The firm is also shutting its riskiest investment-banking businesses. It has stopped most of its equity derivatives and has no proprietary trading activity, according to a Sept. 26 report. The lender is selling its brokerage CLSA to China’s Citic Securities Co. in a transaction valued at $1.25 billion.
The company, like BNP Paribas and Societe Generale, started trimming its balance sheet in 2011 after French banks had access to U.S. dollar funding and European debt markets blocked.
Credit Agricole’s corporate and investment bank had a 1 billion-euro net loss in the quarter, hurt by goodwill writedowns and own-debt charges.
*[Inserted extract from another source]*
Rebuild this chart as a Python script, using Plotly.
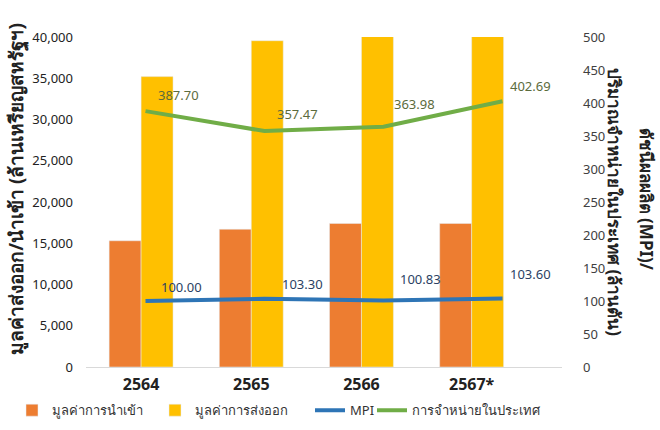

Excluding one-time items and losses on assets left over from the subprime crisis, the division’s profit rose 73 percent to 199 million euros.
Securities firms have posted gains in revenue since European Central Bank President Mario Draghi’s July pledge to do “whatever it takes” to defend the euro boosted bond markets.
In Italy, Credit Agricole’s largest market outside of France, the Cariparma branch network had a 10 million-euro loss in the quarter, excluding the goodwill writedown. Cariparma’s provisions for bad loans jumped 32 percent and the unit booked a 64 million-euro charge as it extended a job-cutting plan with a target of 720 departures by 2015.
BNP Paribas, the other French bank with large Italian operations, last week posted a 33 percent decline in fourth-quarter profit, partly because it took a 298 million-euro goodwill writedown at its Rome-based division, Banca Nazionale del Lavoro.